I think at the end I was holding my breath in an anticipation. Not for me, but for Queenie. I wanted her to be at peace, feel forgiven and be able to let go. At the same time I wanted her hopes and dreams to come true. For Henry to make one final gesture, which would be a signal or sign that he felt the same way. I didn’t expect the reality to be so cruel and yet it was completely realistic.
Queenie’s tale is one of death and one of a lonely life.
This is the unlikely and unexpected sequel to The Unlikely Pilgrimage of Harold Fry. After the commercial success of Harold’s story the odds were against the story of Queenie being just as successful, however that is exactly what happened.
Rachel Joyce has created two sides of the same story without the content being repetitive or boring. Instead, this one brings the first full circle. Although I would have to point out that each story is subjective and reflects a single persons experience, as opposed to it just being one big happy story.

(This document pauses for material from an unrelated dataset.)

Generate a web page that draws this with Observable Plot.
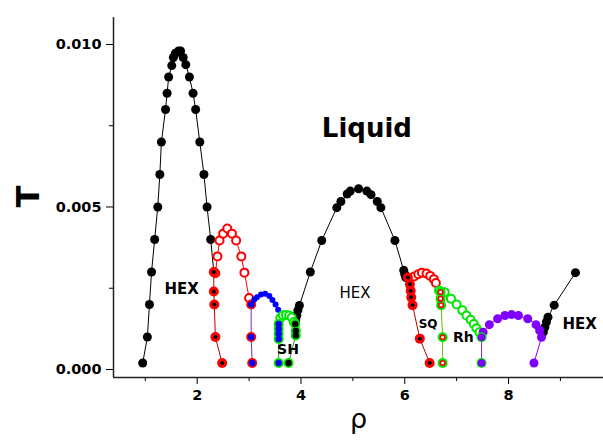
<!DOCTYPE html>
<html><head><meta charset="utf-8">
<script src="https://cdn.jsdelivr.net/npm/d3@7"></script>
<script src="https://cdn.jsdelivr.net/npm/@observablehq/plot@0.6"></script>
<style>
body{margin:0;background:#fff;}
#chart svg{overflow:visible;}
.tk text{font-family:"DejaVu Sans",sans-serif;font-weight:bold;}
</style>
</head><body><div id="chart"></div>
<script>
// ---- data (rho, T) ----
const hex1Rho = [0.95,1.04,1.08,1.12,1.18,1.24,1.28,1.31,1.39,1.42,1.45,1.51,1.54,1.58,1.64,1.68,1.73,1.78,1.85,1.92,1.97,2.05,2.13,2.19,2.26,2.32];
const hex1T   = [0.0002,0.001,0.002,0.003,0.004,0.005,0.006,0.007,0.008,0.0085,0.009,0.00935,0.0096,0.00973,0.0098,0.0098,0.0096,0.00938,0.009,0.0085,0.008,0.007,0.006,0.005,0.004,0.003];

const bnd1Rho = [2.32,2.32,2.33,2.35,2.48];
const bnd1T   = [0.003,0.0024,0.002,0.001,0.0002];

const ph2Rho = [2.35,2.39,2.43,2.50,2.58,2.67,2.75,2.85,2.91,3.0];
const ph2T   = [0.00296,0.00348,0.00397,0.00418,0.00434,0.00418,0.00397,0.00348,0.00298,0.0022];

const bnd2Rho = [3.04,3.04,3.06];
const bnd2T   = [0.002,0.001,0.0002];

const blueRho = [3.1,3.15,3.23,3.31,3.39,3.45,3.51,3.56];
const blueT   = [0.00215,0.00222,0.00231,0.00233,0.00226,0.00214,0.002,0.00184];

const shTopRho = [3.6,3.65,3.71,3.77,3.82,3.86];
const shTopT   = [0.00158,0.00167,0.00168,0.00166,0.0016,0.00146];
const shLeftRho = [3.57,3.57,3.57,3.57,3.57];
const shLeftT   = [0.0014,0.00125,0.0011,0.00094,0.0002];
const shRightRho = [3.89,3.90,3.90,3.76];
const shRightT   = [0.0014,0.00119,0.00105,0.0002];

const hex2Rho = [3.90,3.92,3.94,3.97,4.18,4.40,4.69,4.77,4.89,4.95,5.11,5.27,5.35,5.47,5.54,5.81,5.98,6.0,6.02];
const hex2T   = [0.00153,0.00166,0.00182,0.00197,0.003,0.00397,0.00498,0.00517,0.0054,0.00549,0.00556,0.00549,0.00538,0.00517,0.00498,0.00397,0.00305,0.00293,0.00283];

const sqBndRho = [6.06,6.10,6.115,6.125,6.15,6.29,6.48];
const sqBndT   = [0.00283,0.00262,0.00242,0.00222,0.00198,0.00095,0.0002];
const sqRho = [6.18,6.26,6.33,6.42,6.49,6.56,6.6];
const sqT   = [0.00286,0.00293,0.00298,0.00295,0.00288,0.00278,0.00266];

const rhBndRho = [6.69,6.69,6.7,6.73,6.73];
const rhBndT   = [0.00238,0.00218,0.00198,0.00099,0.0002];
const rhRho = [6.66,6.77,6.89,7.0,7.11,7.19,7.27,7.33,7.38,7.44];
const rhT   = [0.00243,0.00238,0.00218,0.002,0.00182,0.00166,0.00153,0.0014,0.00127,0.00115];

const bnd3Rho = [7.48,7.48];
const bnd3T   = [0.00099,0.0002];

const purRho = [7.51,7.63,7.79,7.93,8.06,8.19,8.37,8.53,8.6,8.635,8.49];
const purT   = [0.00115,0.00138,0.00156,0.00166,0.00169,0.00166,0.00156,0.00138,0.0012,0.00099,0.0002];

const hex3Rho = [8.67,8.70,8.73,8.76,8.88,9.29];
const hex3T   = [0.00115,0.0013,0.00146,0.00161,0.00198,0.00298];

const xTicksMajor = [2,4,6,8];
const xTicksMinor = [1,3,5,7,9];
const yTicksMajor = [0,0.005,0.010];
const yTicksMinor = [0.0025,0.0075];

const phaseLabels = ["HEX","HEX","SH","SQ","Rh","HEX"];
const phaseRho = [1.70,5.04,3.75,6.45,7.13,9.37];
const phaseT   = [0.00246,0.00234,0.00060,0.00139,0.00099,0.00138];

// ---- build ----
const zip = (xs, ys) => xs.map((x,i)=>({rho:x, T:ys[i]}));
const hex1 = zip(hex1Rho,hex1T), bnd1 = zip(bnd1Rho,bnd1T), ph2 = zip(ph2Rho,ph2T),
  bnd2 = zip(bnd2Rho,bnd2T), blue = zip(blueRho,blueT), shTop = zip(shTopRho,shTopT),
  shLeft = zip(shLeftRho,shLeftT), shRight = zip(shRightRho,shRightT), hex2 = zip(hex2Rho,hex2T),
  sqBnd = zip(sqBndRho,sqBndT), sq = zip(sqRho,sqT), rhBnd = zip(rhBndRho,rhBndT), rh = zip(rhRho,rhT),
  bnd3 = zip(bnd3Rho,bnd3T), pur = zip(purRho,purT), hex3 = zip(hex3Rho,hex3T);
const labels = phaseLabels.map((t,i)=>({t, rho:phaseRho[i], T:phaseT[i], size: t==="SQ" ? 12 : (t==="HEX" ? 15 : 14)}));

const RED="#ff0000", GREEN="#00e600", BLUE="#0000ff", PURPLE="#7f00ff";
const P = {x:"rho", y:"T"};
const line = (d, stroke) => Plot.line(d, {...P, stroke, strokeWidth:1});
const dot = (d, o) => Plot.dot(d, {...P, ...o});

const xMin = 0.387, xMax = 9.83, yMin = -0.000246, yMax = 0.01083;

const chart = Plot.plot({
  width:603, height:440,
  marginLeft:113, marginRight:0, marginTop:17, marginBottom:63,
  x:{domain:[xMin,xMax]}, y:{domain:[yMin,yMax]},
  style:{fontFamily:"'Liberation Sans', Arial, sans-serif", background:"#fff", color:"#000"},
  marks:[
    Plot.axisX({ticks:xTicksMajor, tickSize:7, tickPadding:5, fontSize:14.5, tickFormat:d=>String(d), label:null, className:"tk"}),
    Plot.axisX({ticks:xTicksMinor, tickSize:4, tickFormat:()=>"", label:null}),
    Plot.axisY({ticks:yTicksMajor, tickSize:7, tickPadding:5, fontSize:14.5, tickFormat:d3.format(".3f"), label:null, className:"tk"}),
    Plot.axisY({ticks:yTicksMinor, tickSize:4, tickFormat:()=>"", label:null}),
    Plot.ruleX([xMin], {y1:yMin, y2:yMax, stroke:"#222", strokeWidth:1.5}),
    Plot.ruleY([yMin], {x1:xMin, x2:xMax, stroke:"#222", strokeWidth:1.5}),
    // lines
    line(hex1,"#000"), line(bnd1,"#b00000"), line(ph2,RED), line(bnd2,"#6a2fd0"),
    line(blue,BLUE), line(shTop,GREEN), line(shLeft,"#2a8a2a"), line(shRight,"#2a8a2a"),
    line(hex2,"#000"), line(sqBnd,"#b00000"), line(sq,RED), line(rhBnd,"#66bb00"), line(rh,GREEN),
    line(bnd3,"#6a2fd0"), line(pur,PURPLE), line(hex3,"#000"),
    // markers
    dot(hex1,{r:4.5, fill:"#000"}),
    dot(hex2,{r:4.5, fill:"#000"}),
    dot(hex3,{r:4.5, fill:"#000"}),
    dot(ph2,{r:4, fill:"#fff", stroke:RED, strokeWidth:2}),
    dot(bnd1,{r:5, fill:RED}), dot(bnd1,{r:2, fill:"#000"}),
    dot(bnd2,{r:5, fill:RED}), dot(bnd2,{r:3.2, fill:BLUE}),
    dot(blue,{r:3, fill:BLUE}),
    dot(shTop,{r:4, fill:"#fff", stroke:GREEN, strokeWidth:2}),
    dot(shLeft,{r:5, fill:GREEN}), dot(shLeft,{r:3.2, fill:BLUE}),
    dot(shRight,{r:5, fill:GREEN}), dot(shRight,{r:3.2, fill:"#000"}),
    dot(sq,{r:4, fill:"#fff", stroke:RED, strokeWidth:2}),
    dot(sqBnd,{r:5, fill:RED}), dot(sqBnd,{r:2, fill:"#000"}),
    dot(rh,{r:4, fill:"#fff", stroke:GREEN, strokeWidth:2}),
    dot(rhBnd,{r:5, fill:GREEN}), dot(rhBnd,{r:3, fill:RED}), dot(rhBnd,{r:1.4, fill:"#fff"}),
    dot(pur,{r:4.5, fill:PURPLE}),
    dot(bnd3,{r:5, fill:GREEN}), dot(bnd3,{r:3.8, fill:PURPLE}),
    // labels
    Plot.text(labels.filter((d,i)=>i!==1), {x:"rho", y:"T", text:"t", fontSize:d=>d.size, fontWeight:"bold", fontFamily:"'DejaVu Sans', sans-serif", fill:"#000"}),
    Plot.text(labels.filter((d,i)=>i===1), {x:"rho", y:"T", text:"t", fontSize:d=>d.size, fontFamily:"'DejaVu Sans', sans-serif", fill:"#000"}),
    Plot.text(["Liquid"], {x:[5.27], y:[0.00742], text:d=>d, fontSize:26, fontWeight:"bold", fontFamily:"'DejaVu Sans', sans-serif", fill:"#000"}),
    Plot.text(["T"], {frameAnchor:"left", dx:-85, rotate:-90, text:d=>d, fontSize:32, fontWeight:"bold", fontFamily:"'DejaVu Sans', sans-serif", fill:"#000", dy:10}),
    Plot.text(["ρ"], {frameAnchor:"bottom", dy:50, text:d=>d, fontSize:27, fontFamily:"'DejaVu Sans', sans-serif", fill:"#000"})
  ]
});
document.getElementById("chart").append(chart);
</script>
</body></html>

I think the most vivid element and image that stood out for me wasn’t Queenie at all. It was the subtle message about forgetting the elderly, the sick and the terminally ill. How they become the rejects and the recluses of society in their last days, months and years. Hidden away in care homes or a hospice with only the carer or nursing staff to be with within their last hours.
The story is filled with a sense of guilt, sorrow, loneliness and longing. It is sad and yet at the same time a story filled with hope. The last wish of a dying woman, and whether or not it will be fulfilled.
I received a copy of this book via NetGalley.